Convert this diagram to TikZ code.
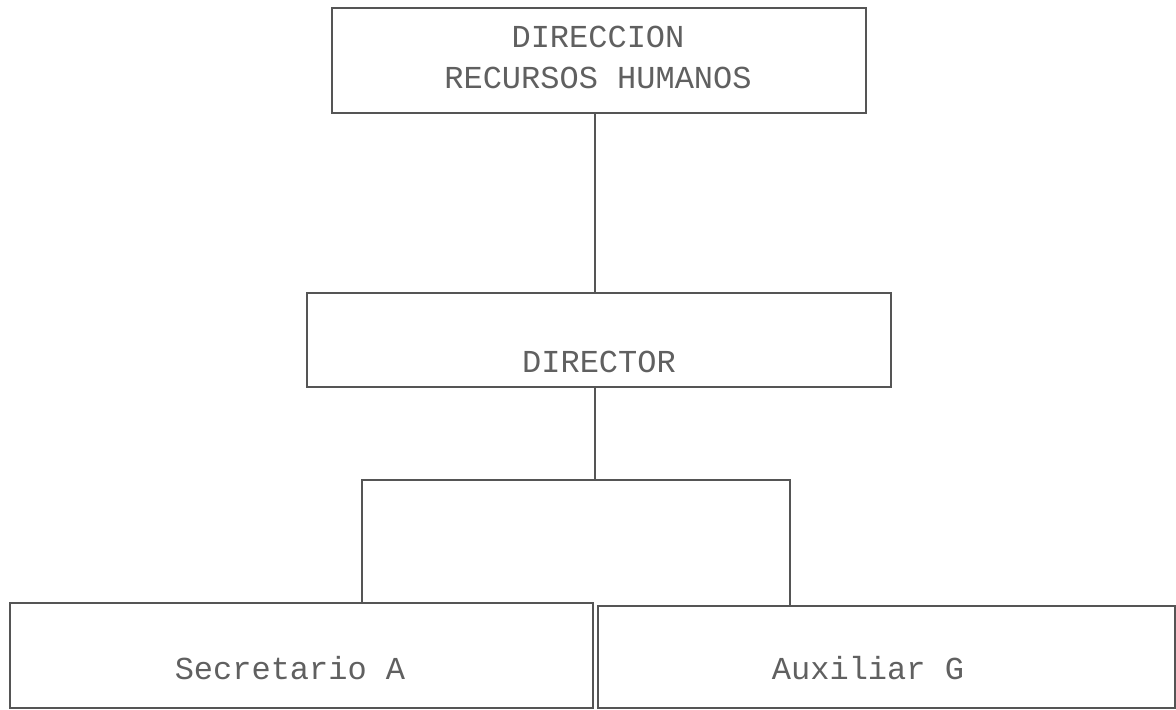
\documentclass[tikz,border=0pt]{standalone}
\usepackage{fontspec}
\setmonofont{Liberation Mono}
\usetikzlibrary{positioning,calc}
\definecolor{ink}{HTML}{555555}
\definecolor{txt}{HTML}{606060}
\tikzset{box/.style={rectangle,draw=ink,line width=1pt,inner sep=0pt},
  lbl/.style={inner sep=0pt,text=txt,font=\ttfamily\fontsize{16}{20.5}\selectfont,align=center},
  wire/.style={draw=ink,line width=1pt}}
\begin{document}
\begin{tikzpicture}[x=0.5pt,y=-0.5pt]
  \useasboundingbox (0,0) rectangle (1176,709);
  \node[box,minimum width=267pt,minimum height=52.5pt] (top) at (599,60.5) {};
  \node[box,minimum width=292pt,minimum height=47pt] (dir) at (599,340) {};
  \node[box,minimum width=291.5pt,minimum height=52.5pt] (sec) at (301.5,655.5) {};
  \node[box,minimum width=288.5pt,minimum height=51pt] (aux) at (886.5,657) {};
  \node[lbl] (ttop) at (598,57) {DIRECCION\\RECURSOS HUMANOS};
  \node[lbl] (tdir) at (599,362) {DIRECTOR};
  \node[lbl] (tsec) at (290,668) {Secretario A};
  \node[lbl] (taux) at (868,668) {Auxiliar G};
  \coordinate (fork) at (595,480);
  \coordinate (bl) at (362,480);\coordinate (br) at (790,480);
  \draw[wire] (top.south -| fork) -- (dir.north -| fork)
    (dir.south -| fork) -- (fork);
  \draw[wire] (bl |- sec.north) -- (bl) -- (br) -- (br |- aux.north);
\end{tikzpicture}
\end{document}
• • • • •
### Goal:
Repeat the listing in full and exactly. Do not include any images.

### Problem solution:
Convert this diagram to TikZ code.
\documentclass[tikz,border=0pt]{standalone}
\usepackage{fontspec}
\setmonofont{Liberation Mono}
\usetikzlibrary{positioning,calc}
\definecolor{ink}{HTML}{555555}
\definecolor{txt}{HTML}{606060}
\tikzset{box/.style={rectangle,draw=ink,line width=1pt,inner sep=0pt},
  lbl/.style={inner sep=0pt,text=txt,font=\ttfamily\fontsize{16}{20.5}\selectfont,align=center},
  wire/.style={draw=ink,line width=1pt}}
\begin{document}
\begin{tikzpicture}[x=0.5pt,y=-0.5pt]
  \useasboundingbox (0,0) rectangle (1176,709);
  \node[box,minimum width=267pt,minimum height=52.5pt] (top) at (599,60.5) {};
  \node[box,minimum width=292pt,minimum height=47pt] (dir) at (599,340) {};
  \node[box,minimum width=291.5pt,minimum height=52.5pt] (sec) at (301.5,655.5) {};
  \node[box,minimum width=288.5pt,minimum height=51pt] (aux) at (886.5,657) {};
  \node[lbl] (ttop) at (598,57) {DIRECCION\\RECURSOS HUMANOS};
  \node[lbl] (tdir) at (599,362) {DIRECTOR};
  \node[lbl] (tsec) at (290,668) {Secretario A};
  \node[lbl] (taux) at (868,668) {Auxiliar G};
  \coordinate (fork) at (595,480);
  \coordinate (bl) at (362,480);\coordinate (br) at (790,480);
  \draw[wire] (top.south -| fork) -- (dir.north -| fork)
    (dir.south -| fork) -- (fork);
  \draw[wire] (bl |- sec.north) -- (bl) -- (br) -- (br |- aux.north);
\end{tikzpicture}
\end{document}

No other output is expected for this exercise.